The lines from the top of the material through the line with "years = list(range(1971, 2006))" are to be set down exactly. Leave the pictures out.

━━ Data shown ━━

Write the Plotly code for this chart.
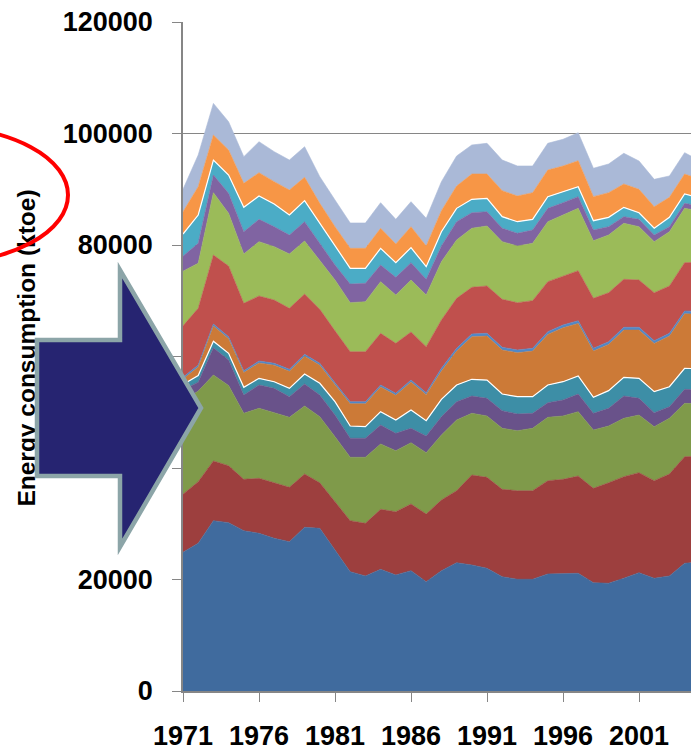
import numpy as np
import plotly.graph_objects as go

years = list(range(1971, 2006))

# Cumulative stack levels (top edge of each band, ktoe)
lvl_blue = [24900, 26500, 30550, 30190, 28750, 28290, 27390, 26780, 29360, 29180, 25290, 21400, 20630, 21830, 20810,
            21580, 19610, 21580, 23010, 22600, 22010, 20500, 20040, 20040, 20990, 20990, 21110, 19430, 19320, 20220,
            21220, 20220, 20630, 22910, 23100]
lvl_darkred = [35300, 37540, 41260, 40410, 37970, 38150, 37360, 36540, 38920, 37360, 33950, 30550, 30080, 32590, 32160,
               33540, 31750, 34260, 35930, 38740, 38330, 36180, 35930, 35930, 37720, 37970, 38560, 36360, 37360, 38440,
               39160, 37720, 38920, 42030, 42100]
lvl_olive = [52000, 53800, 56680, 54800, 49810, 50710, 49920, 49090, 51120, 49200, 45610, 41920, 41920, 44300, 43100,
             44540, 42740, 45920, 48610, 49810, 49330, 47120, 46690, 47120, 49090, 49330, 50100, 46810, 47530, 48910,
             49500, 47410, 48910, 51600, 51500]
lvl_darkpurple = [54000, 55400, 61560, 59370, 53090, 54890, 54290, 52790, 55070, 53090, 49500, 45330, 45330, 47710, 46220,
                  47120, 45740, 49200, 51890, 52910, 52500, 50280, 49690, 49810, 51710, 52200, 53270, 49810, 50710, 52910,
                  52500, 49920, 50990, 54110, 54000]
lvl_teal = [55000, 56600, 62750, 60570, 54470, 56090, 55480, 54290, 56860, 55190, 51890, 47530, 47410, 50100, 48610,
            50400, 48480, 52320, 54890, 55910, 55780, 53270, 52790, 52790, 54890, 55480, 56500, 52670, 53870, 56270,
            56090, 53690, 54580, 57880, 57800]
lvl_darkorange = [55950, 58120, 65480, 63200, 57110, 58840, 58430, 57350, 60040, 58430, 54950, 51540, 51540, 54540, 53050,
                  55430, 53160, 57380, 60970, 63540, 63660, 61150, 60670, 60970, 63950, 65150, 65920, 60970, 62160, 64740,
                  64740, 62340, 63660, 67660, 67600]
lvl_lightblue = [56300, 58470, 65830, 63550, 57460, 59190, 58780, 57700, 60390, 58780, 55300, 51890, 51890, 54890, 53400,
                 55780, 53510, 57880, 61470, 64040, 64160, 61650, 61170, 61470, 64450, 65650, 66420, 61470, 62660, 65240,
                 65240, 62840, 64160, 68160, 68100]
lvl_red = [65500, 68640, 78200, 76230, 69540, 70850, 70130, 68640, 71210, 68460, 64600, 60860, 60860, 64160, 62370,
           64400, 61760, 66550, 70440, 72410, 72650, 70260, 69650, 70010, 73420, 74440, 75390, 70440, 71440, 73850,
           73720, 71440, 72650, 76830, 76900]
lvl_green = [75300, 76720, 89380, 85680, 78390, 80600, 79700, 78390, 80720, 77310, 73720, 69650, 69830, 73420, 71030,
             73720, 71030, 77010, 80900, 83000, 83410, 80600, 79820, 80300, 84180, 85380, 86580, 80770, 81790, 83890,
             83280, 80600, 82380, 86580, 86100]
lvl_purple = [78000, 80300, 92550, 89270, 82380, 84600, 83280, 81790, 84180, 80300, 76410, 73000, 73130, 76410, 74200,
              76830, 73850, 79820, 84180, 85790, 85970, 83000, 82100, 82690, 86580, 87590, 88670, 82690, 83280, 85080,
              84600, 81790, 83280, 87470, 87000]
lvl_cyan = [81970, 85380, 95240, 92550, 86760, 88790, 87350, 85380, 87950, 83890, 79700, 75820, 75820, 79400, 76830,
            79520, 76110, 82380, 86580, 88190, 88370, 85080, 84180, 84600, 88670, 89560, 90450, 84360, 84960, 86760,
            85790, 83000, 84960, 89150, 88500]
lvl_orange = [85970, 90450, 99730, 97040, 91060, 92970, 91360, 89860, 92140, 87470, 83280, 79400, 79400, 83000, 80180,
              83280, 79820, 86150, 90580, 92730, 92730, 89740, 88790, 89380, 93450, 94170, 95120, 88670, 89380, 90940,
              89990, 86870, 88550, 92730, 91800]
lvl_total = [90000, 96140, 105400, 102100, 95840, 98530, 96740, 95240, 97630, 92250, 88070, 83950, 83950, 87590, 84600,
             87770, 84790, 91360, 95960, 97940, 98240, 95240, 94170, 94170, 98240, 98960, 100140, 93760, 94530, 96450,
             95060, 91780, 92380, 96560, 95100]

levels = [lvl_blue, lvl_darkred, lvl_olive, lvl_darkpurple, lvl_teal, lvl_darkorange, lvl_lightblue,
          lvl_red, lvl_green, lvl_purple, lvl_cyan, lvl_orange, lvl_total]
colors = ['#406B9E', '#9D3F3E', '#7F9A4A', '#69528A', '#3D8EA6', '#CC7A37', '#5088C8',
          '#C0504D', '#9BBB59', '#8064A2', '#4BACC6', '#F79646', '#AAB9D7']
white_top = {4, 10}  # bands with a thin white edge on top

fig = go.Figure()
prev = np.zeros(len(years))
for i, (lv, col) in enumerate(zip(levels, colors)):
    arr = np.array(lv, dtype=float)
    vals = arr - prev
    prev = arr
    lc = 'white' if i in white_top else col
    lw = 1.2 if i in white_top else 0.6
    fig.add_trace(go.Scatter(x=years, y=vals, stackgroup='one', mode='lines',
                             line=dict(color=lc, width=lw), fillcolor=col,
                             showlegend=False, hoverinfo='x+y'))

W, H = 691, 752
L, R, T, B = 183, 0, 22, 61
pw, ph = W - L - R, H - T - B

def px(x):
    return (x - L) / pw

def py(y):
    return (H - B - y) / ph

# y-axis title as a label of an invisible shape (so the arrow can cover it)
shapes = [
    dict(type='rect', xref='paper', yref='paper', x0=px(4), x1=px(44), y0=py(514), y1=py(182),
         line=dict(width=0), fillcolor='rgba(0,0,0,0)', layer='above',
         label=dict(text='<b>Energy consumption (ktoe)</b>', textangle=-90, textposition='middle center',
                    font=dict(family='Liberation Sans', size=24.5, color='black'))),
]
arrow_pts = [(37, 340), (120, 340), (120, 270), (201, 408), (120, 547), (120, 476), (37, 476)]
path = 'M ' + ' L '.join(f'{px(a):.5f},{py(b):.5f}' for a, b in arrow_pts) + ' Z'
shapes.append(dict(type='path', xref='paper', yref='paper', path=path, fillcolor='#262471',
                   line=dict(color='#8CA5A8', width=4.5), layer='above'))
shapes.append(dict(type='circle', xref='paper', yref='paper', x0=px(-188), x1=px(68), y0=py(263), y1=py(127),
                   line=dict(color='#FF0000', width=4), fillcolor='rgba(0,0,0,0)', layer='above'))

tickfont = dict(family='Liberation Sans', size=27, color='black', weight='bold')
fig.update_layout(
    width=W, height=H, margin=dict(l=L, r=R, t=T, b=B, pad=0, autoexpand=False),
    paper_bgcolor='white', plot_bgcolor='white',
    shapes=shapes,
    xaxis=dict(range=[1971, 2004.42], tick0=1971, dtick=5, ticks='outside', ticklen=9, tickwidth=1.2,
               tickcolor='#868686', showline=True, linecolor='#868686', linewidth=1.5, showgrid=False,
               zeroline=False, tickfont=tickfont, ticklabelstandoff=11, automargin=False),
    yaxis=dict(range=[0, 120000], dtick=20000, tickformat='d', ticks='outside', ticklen=9, tickwidth=1.2,
               tickcolor='#868686', showline=True, linecolor='#868686', linewidth=1.5,
               showgrid=True, gridcolor='#868686', gridwidth=1, zeroline=False,
               tickfont=tickfont, ticklabelstandoff=14, automargin=False),
)

fig.write_html('out.html', config={'displayModeBar': False},
               post_script="document.body.style.margin='0';document.body.style.overflow='hidden';")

━━━

» The reply
Write the Plotly code for this chart.
import numpy as np
import plotly.graph_objects as go

years = list(range(1971, 2006))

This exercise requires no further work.